Saturday, March 14, 2015

My dad, dementia and me - and emotional day

This isn't going to be a very long post.  Not sure why I'm writing it actually.  Just feeling very emotional this morning.  I didn't start off feeling this way.  My day started off with joyful expectations of seeing my granddaughters and all my children.  What could be better? A party.

I kissed my husband goodbye as he left for work and off I went into the kitchen to start the preparations for the St. Patrick's Day party.

Corned beef in the crocked pot. check... Eggs in the water to boil for the potato salad and my CD in the Bows and away we go.  That's when it hit.

My sisters and I grew up in a home filled with music. All kinds of music. Loud and often.  Today, for me, it was a day for Gilbert and Sullivan's The Mikado.  As the orchestra started to play and my hands started to peel the potatoes without warning the tears started to flow.

I was immediately taken back so many years.  Music blasting, aromas from the kitchen filling the house and my dad enthusiastically explaining to me what the story of that particular piece of music was about. Who each character was, what part they played.  He would point out certain parts of each piece, parts that were his favorite.  He would get so into it.   I loved it and learned to love so many kinds of music because of it.

And as I was peeling those potatoes, crying and listening to this beautiful overture my heart hurt because I knew when I went to see him in the nursing home where he now has to live he won't even know who I am.

I will greet him with a big smile and a "Hi daddy" kiss him and hold his hand.  Most of the time I'll get a big smile and a hello back.  That is if he isn't having a sleepy day, which are more and more these days it seems.  But I'll remind him who I am and he'll smile back. On a good day we might even have little conversations. Not much but something to hold on to.

But today I'm going to tell him how grateful I am for all those musical memories he shared with us, and how much I appreciate so much those days of a music filled home with opera, musicals, classical and even Janis Joplin.
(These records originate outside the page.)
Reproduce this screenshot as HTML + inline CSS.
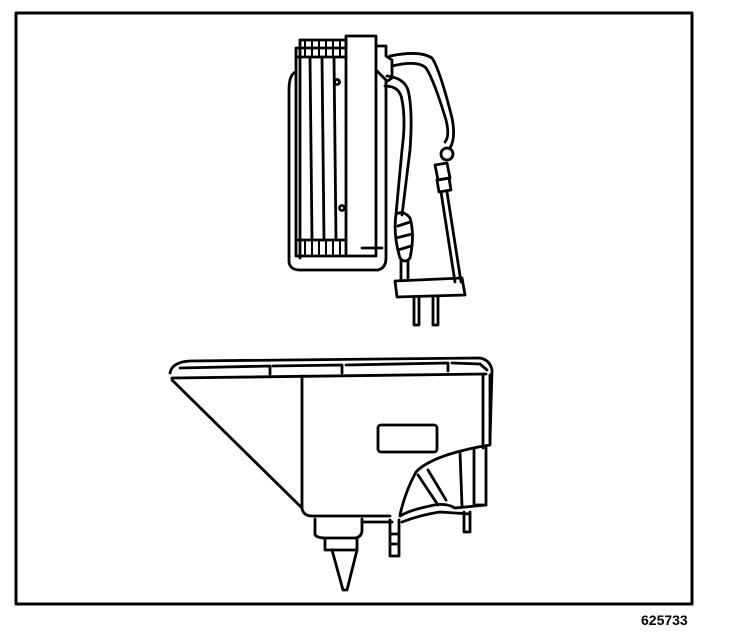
<!DOCTYPE html>
<html><head><style>
html,body{margin:0;padding:0;background:#fff;width:736px;height:642px;overflow:hidden}
.lbl{position:absolute;left:641px;top:612px;font:bold 14px "Liberation Sans",sans-serif;color:#000}
</style></head><body>
<svg width="736" height="642" style="position:absolute;left:0;top:0" fill="none" stroke="#000" stroke-width="2.8" stroke-linejoin="round" stroke-linecap="round">
<rect x="16" y="13" width="676" height="591" stroke-width="3"/>
<!-- heater body -->
<path d="M296 72 Q289 74 289 90 L289 262 Q290 270 300 270 L378 270 Q386 268 386 258 L386 80 L376 70"/>
<path d="M296 48 L296 256 L376 256 L376 36 L346 36 L346 48 Z"/>
<path d="M300 40 L346 40 L346 256"/>
<path d="M300 40 L300 258"/>
<line x1="310" y1="57" x2="312" y2="240"/>
<line x1="322" y1="57" x2="324" y2="240"/>
<line x1="334" y1="57" x2="336" y2="240"/>
<path d="M298 57 L346 57 M298 240 L346 240"/>
<g stroke-width="2">
<line x1="305" y1="40" x2="305" y2="57"/><line x1="312" y1="40" x2="312" y2="57"/><line x1="319" y1="40" x2="319" y2="57"/><line x1="326" y1="40" x2="326" y2="57"/><line x1="333" y1="40" x2="333" y2="57"/><line x1="340" y1="40" x2="340" y2="57"/>
<line x1="305" y1="240" x2="305" y2="254"/><line x1="312" y1="240" x2="312" y2="254"/><line x1="319" y1="240" x2="319" y2="254"/><line x1="326" y1="240" x2="326" y2="254"/><line x1="333" y1="240" x2="333" y2="254"/><line x1="340" y1="240" x2="340" y2="254"/>
</g>
<circle cx="337" cy="82" r="2.5"/><circle cx="342" cy="208" r="2.5"/>
<line x1="362" y1="248" x2="382" y2="248"/>
<path d="M376 46 L386 46 L386 56 L392 60 L392 78 L386 82"/>
<!-- cord 1 -->
<path d="M390 56 Q420 50 432 58 Q440 70 452 118 Q456 138 450 148"/>
<path d="M392 66 Q418 60 426 68 Q434 80 446 120 Q450 136 445 142"/>
<circle cx="447" cy="154" r="6"/>
<path d="M435 165 L447 163 L450 178 L438 180 Z"/>
<path d="M437 180 L449 178 L451 190 L439 192 Z"/>
<path d="M441 192 L455 282 M447 192 L461 282"/>
<!-- cord 2 -->
<path d="M387 76 Q404 78 408 90 Q413 110 410 150 L402 215"/>
<path d="M385 86 Q400 86 402 100 Q406 120 402 150 L396 214"/>
<path d="M396 214 Q404 210 410 218 Q415 235 410 258 Q405 264 400 258 Q393 235 396 214 Z"/>
<path d="M398 226 L410 222 M396 238 L412 234 M398 250 L411 246"/>
<path d="M401 260 L401 280 M408 260 L408 280"/>
<!-- plug -->
<path d="M395 281 L462 278 L465 295 L397 297 Z"/>
<path d="M414 297 L414 325 L419 325 L419 297 M433 297 L433 325 L438 325 L438 297"/>
<!-- lower device -->
<path d="M170 373 Q172 362 190 361 L480 358 Q490 360 492 370 L490 440"/>
<path d="M172 378 L486 374"/>
<path d="M180 368 L270 366 L270 374 M273 366 L342 365 L342 373 M346 365 L448 363 L448 371 M452 363 L480 364 L487 370"/>
<path d="M172 380 L302 508"/>
<path d="M302 376 L302 508 Q303 516 312 516 L390 516"/>
<rect x="378" y="425" width="59" height="27" rx="3"/>
<path d="M490 375 L490 445 Q470 448 450 454 Q425 462 416 472 Q405 492 400 515"/>
<path d="M483 375 L483 448 M460 452 L462 506 M474 448 L474 505 L486 505 L486 448"/>
<path d="M418 475 L438 505 M428 470 L446 500"/>
<path d="M400 516 Q410 510 430 506 Q445 502 455 508 L486 505"/>
<path d="M402 522 Q420 515 440 512 L470 514"/>
<!-- nozzle -->
<path d="M315 519 L315 535 Q318 538 325 538 L355 538 Q362 537 362 530 L362 519"/>
<path d="M362 522 L392 522"/>
<path d="M325 538 L325 550 L357 550 L357 538"/>
<path d="M332 550 L343 590 L347 590 L357 550"/>
<path d="M390 520 L390 556 L399 556 L399 520"/>
<path d="M391 534 L398 534 M391 544 L398 544"/>
<path d="M464 512 L464 532 L470 532 L470 512"/>
</svg>
<div class="lbl">625733</div>
</body></html>
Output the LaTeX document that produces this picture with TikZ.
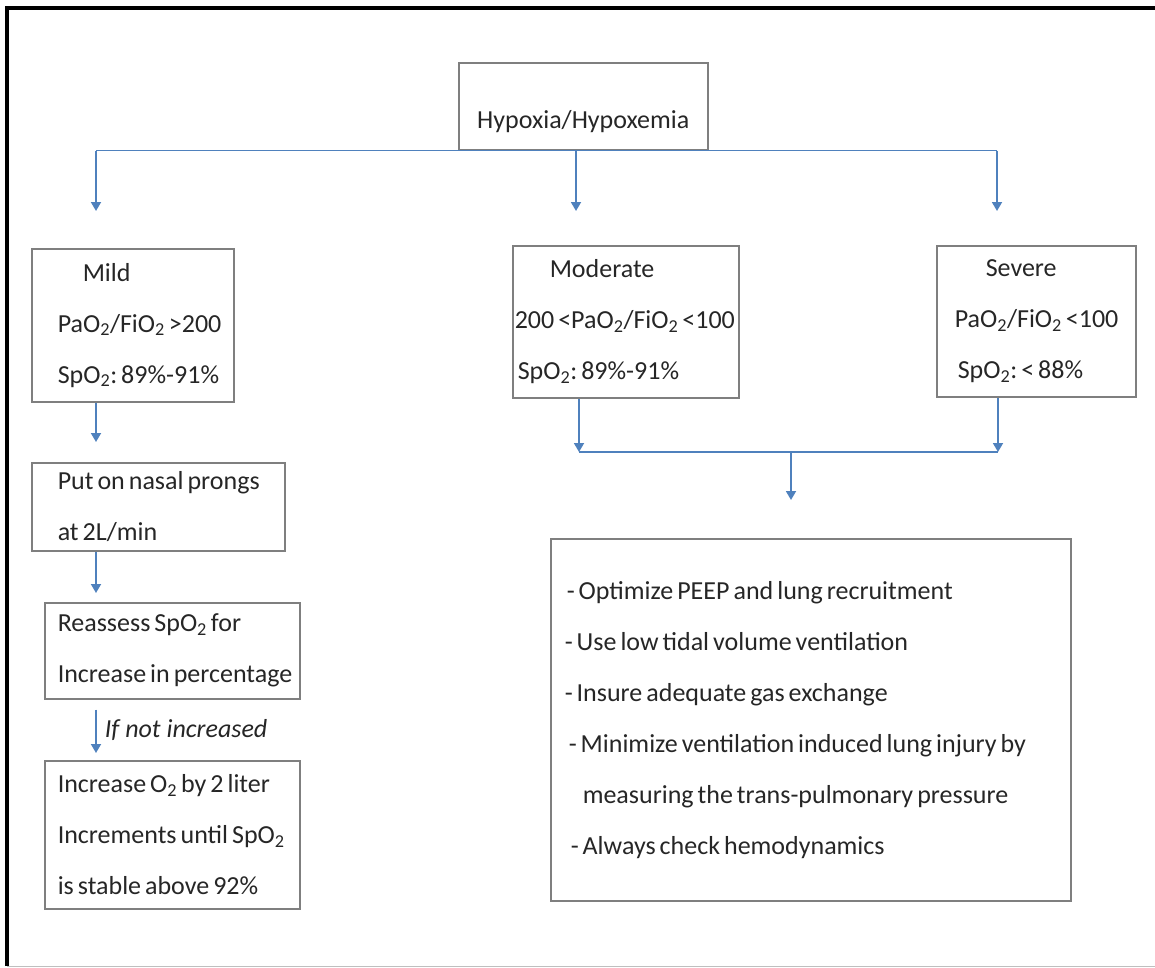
\documentclass[tikz,border=0pt]{standalone}
\usepackage{fontspec}
\setmainfont{Carlito}
\usepackage{xcolor}
\usetikzlibrary{arrows.meta}

\begin{document}
\begin{tikzpicture}[x=1pt,y=-1pt,
  mybox/.style={draw=boxgray,line width=1.5pt,anchor=north west,inner sep=0pt,
    align=left,text=txtgray,font=\fontsize{26pt}{51pt}\selectfont,
    execute at begin node={\frenchspacing\spaceskip=4pt plus 2pt minus 1pt\relax}},
  lpad/.style={execute at begin node={\leftskip=#1}},
  myline/.style={draw=linkblue,line width=1.8pt},
  myarrow/.style={myline,-{Triangle[width=10pt,length=9pt]}},
  mynote/.style={anchor=west,inner sep=0pt,text=txtgray,font=\fontsize{26pt}{30pt}\selectfont\itshape}]
\definecolor{linkblue}{HTML}{4F81BD}
\definecolor{boxgray}{HTML}{7F7F7F}
\definecolor{txtgray}{HTML}{262626}
\useasboundingbox (0,0) rectangle (1155,967);
\coordinate (fbl) at (7,966);
\coordinate (ftr) at (1155,8);
\draw[line width=4pt] (fbl) |- (ftr);
\draw[gray!50,line width=1pt] (fbl) -- (fbl -| ftr);

\node[mybox,align=center,minimum width=249pt,minimum height=87pt,text height=44pt,text depth=0pt] (hyp) at (458,62) {Hypoxia/Hypoxemia};

\node[mybox,text width=202pt,minimum height=153pt,lpad=26pt] (mild) at (31,248)
  {\hspace*{25pt}Mild\\PaO\textsubscript{2}/FiO\textsubscript{2} >200\\SpO\textsubscript{2}: 89\%-91\%};
\node[mybox,text width=226pt,minimum height=152pt,lpad=2pt] (mod) at (512,245)
  {\hspace*{35pt}Moderate\\200~<PaO\textsubscript{2}/FiO\textsubscript{2}~<100\\\hspace*{3pt}SpO\textsubscript{2}: 89\%-91\%};
\node[mybox,text width=199pt,minimum height=151pt,lpad=18pt] (sev) at (936,245)
  {\hspace*{31pt}Severe\\PaO\textsubscript{2}/FiO\textsubscript{2} <100\\\hspace*{3pt}SpO\textsubscript{2}: < 88\%};

\node[mybox,text width=253pt,minimum height=88pt,lpad=26pt] (nasal) at (31,462)
  {Put on nasal prongs\\at 2L/min};
\node[mybox,text width=255pt,minimum height=96pt,lpad=13pt] (reas) at (44,602)
  {Reassess SpO\textsubscript{2} for\\Increase~in~percentage};
\node[mybox,text width=255pt,minimum height=148pt,lpad=13pt] (inc) at (44,760)
  {Increase O\textsubscript{2} by 2 liter\\Increments until SpO\textsubscript{2}\\is stable above 92\%};

\node[mybox,text width=520pt,minimum height=362pt,lpad=14pt] (act) at (550,538)
  {\hspace*{2pt}- Optimize PEEP and lung recruitment\\- Use low tidal volume ventilation\\- Insure adequate gas exchange\\
   \hspace*{4pt}-~Minimize~ventilation~induced~lung~injury~by\\\hspace*{18pt}measuring the trans-pulmonary pressure\\\hspace*{6pt}- Always check hemodynamics};

\coordinate (tmild) at (96,211);
\coordinate (tmod) at (576,211);
\coordinate (tsev) at (997,211);
\draw[myline] (tmild |- hyp.south) -- (tsev |- hyp.south);
\foreach \tip in {tmild,tmod,tsev}
  \draw[myarrow] (\tip |- hyp.south) -- (\tip);

\draw[myarrow,shorten >=20pt] (tmild |- mild.south) -- (tmild |- nasal.north);
\draw[myarrow,shorten >=9pt] (tmild |- nasal.south) -- (tmild |- reas.north);
\draw[myarrow,shorten <=10pt,shorten >=7pt] (tmild |- reas.south) -- node[mynote,xshift=8pt] (ifnot) {If not increased} (tmild |- inc.north);

\coordinate (jmod) at (579,452);
\coordinate (jsev) at (998,452);
\coordinate (jmid) at (791,452);
\coordinate (tact) at (791,500);
\draw[myarrow] (jmod |- mod.south) -- (jmod);
\draw[myarrow] (jsev |- sev.south) -- (jsev);
\draw[myline] (jmod) -- (jsev);
\draw[myarrow] (jmid) -- (tact);
\end{tikzpicture}
\end{document}
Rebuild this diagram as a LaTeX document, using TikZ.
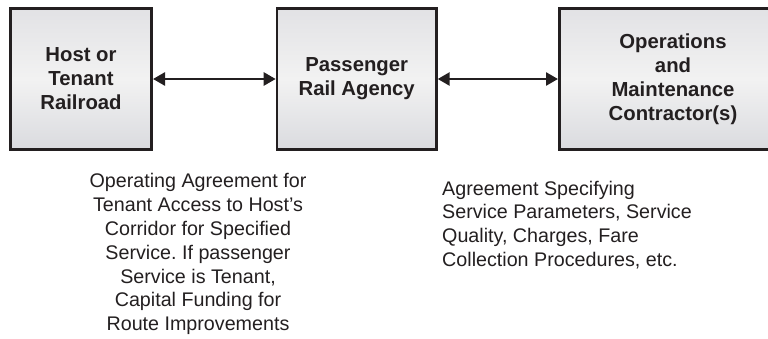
\documentclass[tikz,border=0pt]{standalone}
\usepackage{fontspec}
\setmainfont{Liberation Sans}
\usepackage{xcolor}
\usetikzlibrary{arrows.meta,positioning}
\frenchspacing

\definecolor{boxline}{HTML}{231F20}
\definecolor{boxtop}{HTML}{E2E2E5}
\definecolor{boxmid}{HTML}{F2F2F2}
\definecolor{boxbot}{HTML}{DADBDF}

\begin{document}
\begin{tikzpicture}[x=1pt,y=-1pt,
        party/.style={draw=boxline,line width=2.6pt,top color=boxtop,bottom color=boxbot,middle color=boxmid,
            minimum height=141pt,inner sep=0pt,align=center,text=boxline,
            font=\fontsize{20.3}{24}\selectfont\bfseries},
        deal/.style={draw=boxline,line width=2.6pt,
            {Triangle[length=12pt,width=13pt]}-{Triangle[length=12pt,width=13pt]}},
        note/.style={inner sep=0pt,text=boxline,font=\fontsize{19.7}{23.8}\selectfont}]
    \useasboundingbox (0,0) rectangle (768,338);
    \clip (0,0) rectangle (768,338);

    % the three parties
    \node[party,minimum width=141.4pt] (host) at (81,79) {Host or\\Tenant\\Railroad};
    \node[party,minimum width=159.4pt] (agency) at (356.7,79) {Passenger\\Rail Agency};
    \node[party,minimum width=227.4pt] (contractor) at (673,79) {Operations\\and\\Maintenance\\Contractor(s)};

    % agreements between them
    \draw[deal] (host.east) -- (agency.west);
    \draw[deal] (agency.east) -- (contractor.west);

    \node[note,anchor=north,align=center] (access) at (198,173.4)
        {Operating Agreement for\\Tenant Access to Host’s\\Corridor for Specified\\Service. If passenger\\Service is Tenant,\\Capital Funding for\\Route Improvements};
    \node[note,anchor=north west,align=left] (service) at (442,180.6)
        {Agreement Specifying\\Service Parameters, Service\\Quality, Charges, Fare\\Collection Procedures, etc.};
\end{tikzpicture}
\end{document}
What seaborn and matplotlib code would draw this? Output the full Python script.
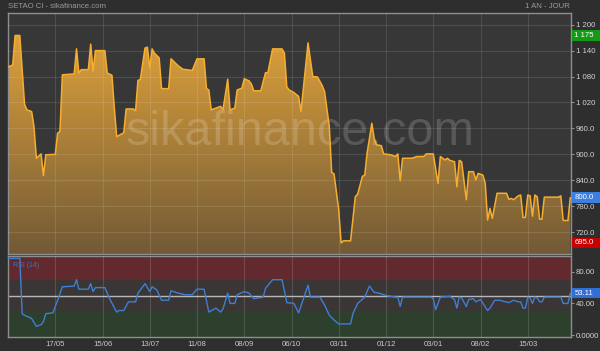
import numpy as np
import pandas as pd
import matplotlib
matplotlib.use("Agg")
import matplotlib.pyplot as plt
import matplotlib.transforms as mtrans
from matplotlib.colors import LinearSegmentedColormap
from matplotlib.patches import Rectangle
import seaborn as sns

# ---------------- data ----------------
days = [0,2,3,5,7,8,10,11,12,14,15,16,20,21,22,23,28,29,30,31,34,35,36,37,41,42,44,45,46,49,
        50,53,54,55,56,58,59,60,61,62,64,65,68,69,72,74,78,80,83,84,85,86,88,90,91,93,94,96,97,99,
        100,102,103,104,107,109,110,112,116,117,118,119,121,123,124,127,129,131,133,134,136,137,138,140,141,142,145,147,148,150,
        151,152,154,155,156,158,159,162,164,165,166,167,171,173,176,177,180,182,183,185,186,187,189,190,191,192,194,195,197,198,
        199,201,202,203,204,205,207,211,212,213,214,216,217,218,219,220,221,222,223,224,225,226,227,233,234,235,237,238]
prices = [1102,1107,1175,1175,1016,1003,999,964,891,901,851,899,900,949,953,1084,1086,1144,1088,1096,1096,1155,1092,1140,1140,1088,1083,1007,941,950,
          1005,1005,1001,1071,1073,1146,1148,1100,1144,1134,1123,1052,1052,1121,1105,1097,1094,1121,1121,1052,1049,1003,1007,1011,1003,1074,1003,1007,1049,1053,
          1075,1070,1063,1047,1047,1089,1089,1144,1144,1134,1056,1049,1043,1034,999,1158,1080,1079,1059,1045,964,858,855,771,695,700,700,802,808,849,
          852,903,972,937,922,920,901,899,895,901,839,891,891,895,895,901,901,833,895,887,891,886,883,825,886,883,795,860,860,841,
          856,852,833,748,775,752,810,810,796,798,795,804,806,754,754,806,804,757,806,802,750,750,801,801,804,747,747,800]

rsi_days = [0,5,6,7,10,12,14,15,16,19,21,23,28,29,30,34,35,36,37,41,43,46,47,49,51,54,55,57,58,60,
            61,63,65,68,69,72,75,78,80,83,85,88,90,91,93,94,96,97,100,102,104,108,109,112,116,118,121,123,127,128,
            132,134,136,138,140,145,146,148,151,153,155,157,160,164,165,166,167,179,180,181,183,187,189,190,191,192,194,195,197,198,
            200,203,204,206,208,212,214,216,217,218,219,220,221,222,223,224,225,226,227,234,235,237,238]
rsi_vals = [97,97,27,25,21,11,13,17,27,28,44,61,62,70,58,58,65,55,60,60,46,29,31,31,42,42,53,61,65,55,
            61,57,44,44,56,53,51,51,58,58,29,34,29,33,53,40,40,51,55,53,46,48,59,70,70,41,40,28,63,48,
            48,38,25,19,14,14,27,40,48,62,54,53,50,48,48,36,48,48,46,32,48,49,45,34,48,47,36,45,46,42,
            45,31,34,44,44,41,44,42,42,34,34,48,47,40,48,47,42,42,48,48,40,40,53]
rsi_last = 53.11

xtick_days = [20,40,60,80,100,120,140,160,180,200,220]
xtick_labels = ["17/05","15/06","13/07","11/08","08/09","06/10","03/11","01/12","03/01","08/02","15/03"]
price_ticks = [720,780,840,900,960,1020,1080,1140,1200]
rsi_ticks = [0,40,80]
rsi_tick_labels = ["0.0000","40.00","80.00"]

title = "SETAO CI - sikafinance.com"
period = "1 AN - JOUR"
watermark = "sikafinance.com"

df = pd.DataFrame({"day": days, "price": prices})
rdf = pd.DataFrame({"day": rsi_days, "rsi": rsi_vals})

# ---------------- style ----------------
sns.set_theme(style="dark")
plt.rcParams["font.family"] = ["Liberation Sans", "DejaVu Sans"]

FS = 5.6
FIG_BG = "#2e2e2e"
AX_BG = "#373737"
W, H = 600, 351
fig = plt.figure(figsize=(6.0, 3.51), dpi=100, facecolor=FIG_BG)

ax = fig.add_axes([8 / W, 1 - 254 / H, 563 / W, 241 / H])
ax2 = fig.add_axes([8 / W, 1 - 337 / H, 563 / W, 81 / H])

XMIN, XMAX = 0, 238.3
YMIN, YMAX = 669.5, 1227
RMIN, RMAX = -2.5, 100

for a in (ax, ax2):
    a.set_facecolor(AX_BG)
    for s in a.spines.values():
        s.set_color("#8e8e8e")
        s.set_linewidth(1.0)

# ---- price panel ----
poly = ax.fill_between(df["day"], df["price"], YMIN, color="none", lw=0)
cmap = LinearSegmentedColormap.from_list("gold", ["#725a36", "#e8a83c"])
grad = np.linspace(0, 1, 256).reshape(-1, 1)
im = ax.imshow(grad, extent=[XMIN, XMAX, YMIN, YMAX], origin="lower",
               aspect="auto", cmap=cmap, zorder=1)
im.set_clip_path(poly.get_paths()[0], transform=ax.transData)

sns.lineplot(data=df, x="day", y="price", ax=ax, color="#f7ae2f", lw=1.1,
             zorder=4, estimator=None, sort=False)

ax.set_xlim(XMIN, XMAX)
ax.set_ylim(YMIN, YMAX)
ax.set_xticks(xtick_days)
ax.set_xticklabels([])
ax.tick_params(axis="x", length=0)
ax.yaxis.tick_right()
ax.set_yticks(price_ticks)

def fmt_price(v):
    if v >= 1000:
        return f"{int(round(v)):,}".replace(",", " ")
    return f"{v:.1f}"

ax.set_yticklabels([fmt_price(v) for v in price_ticks])
ax.tick_params(axis="y", length=2, width=0.8, color="#8e8e8e", pad=1.5,
               labelsize=FS, labelcolor="#d2d2d2")
ax.grid(True, color="white", alpha=0.11, lw=0.8, zorder=2)
ax.set_axisbelow(False)
ax.set_xlabel("")
ax.set_ylabel("")

# watermark
ax.text(123.5, 921, watermark, ha="center", va="baseline", fontsize=35,
        color="white", alpha=0.17, zorder=3)

# value boxes on the right axis
def value_box(a, val, lab, col, half_h):
    tr = mtrans.blended_transform_factory(a.transAxes, a.transData)
    a.add_patch(Rectangle((1.0018, val - half_h), 0.052, 2 * half_h,
                          transform=tr, fc=col, ec="none", clip_on=False, zorder=9))
    a.text(1.0062, val, lab, transform=tr, ha="left", va="center",
           fontsize=FS, color="white", clip_on=False, zorder=10)

py = (YMAX - YMIN) / 241.0
value_box(ax, max(prices), fmt_price(max(prices)), "#159a15", 5.2 * py)
value_box(ax, prices[-1], f"{prices[-1]:.1f}", "#3b7fe0", 5.2 * py)
value_box(ax, min(prices), f"{min(prices):.1f}", "#c80000", 5.2 * py)

# ---- RSI panel ----
ax2.axhspan(70, RMAX, color="#622a2f", zorder=0.5, lw=0)
ax2.axhspan(30, 70, color="#3a3636", zorder=0.5, lw=0)
ax2.axhspan(RMIN, 30, color="#2d3f2d", zorder=0.5, lw=0)
ax2.axhline(50, color="#b8b8b8", lw=1.0, zorder=2)
sns.lineplot(data=rdf, x="day", y="rsi", ax=ax2, color="#3f7fd0", lw=1.0,
             zorder=3, estimator=None, sort=False)
ax2.set_xlim(XMIN, XMAX)
ax2.set_ylim(RMIN, RMAX)
ax2.set_xticks(xtick_days)
ax2.set_xticklabels(xtick_labels)
ax2.tick_params(axis="x", length=0, pad=3, labelsize=FS, labelcolor="#c8c8c8")
ax2.yaxis.tick_right()
ax2.set_yticks(rsi_ticks)
ax2.set_yticklabels(rsi_tick_labels)
ax2.tick_params(axis="y", length=2, width=0.8, color="#8e8e8e", pad=1.5,
                labelsize=FS, labelcolor="#d2d2d2")
ax2.grid(True, axis="x", color="white", alpha=0.14, lw=0.8, zorder=1)
ax2.set_axisbelow(False)
ax2.set_xlabel("")
ax2.set_ylabel("")
ax2.text(0.008, 0.93, "RSI (14)", transform=ax2.transAxes, ha="left", va="top",
         fontsize=5.0, color="#3f6fc0", zorder=5)
ry = (RMAX - RMIN) / 81.0
value_box(ax2, rsi_last, f"{rsi_last:.2f}", "#2f6fd6", 5.2 * ry)

# ---- header texts ----
fig.text(8 / W, 1 - 6 / H, title, ha="left", va="center", fontsize=FS, color="#9a9a9a")
fig.text(570 / W, 1 - 6 / H, period, ha="right", va="center", fontsize=FS, color="#9a9a9a")

fig.savefig("out.png", dpi=100, facecolor=FIG_BG)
On my dad's bad days I pray that he will drift off and go to our mom.  Horrible thoughts?  I don't know.  I feel guilty feeling them but then again, when my dad has bad days it's very hard to hear about them and worse yet, witness.  The indignities that dementia patients have to go through every day just to survive and get through.  As a daughter it's painful to imagine your once brilliant father having to go through this.

But on his good days, when you get that big smile, with his missing tooth that he lost when he fell a few months back it makes your heart happy. And as I take his face in my hands and kiss his little bald head and tell him I love him...... and my dad looks up at me and says thank you.....

It's then that I so much want my dad back.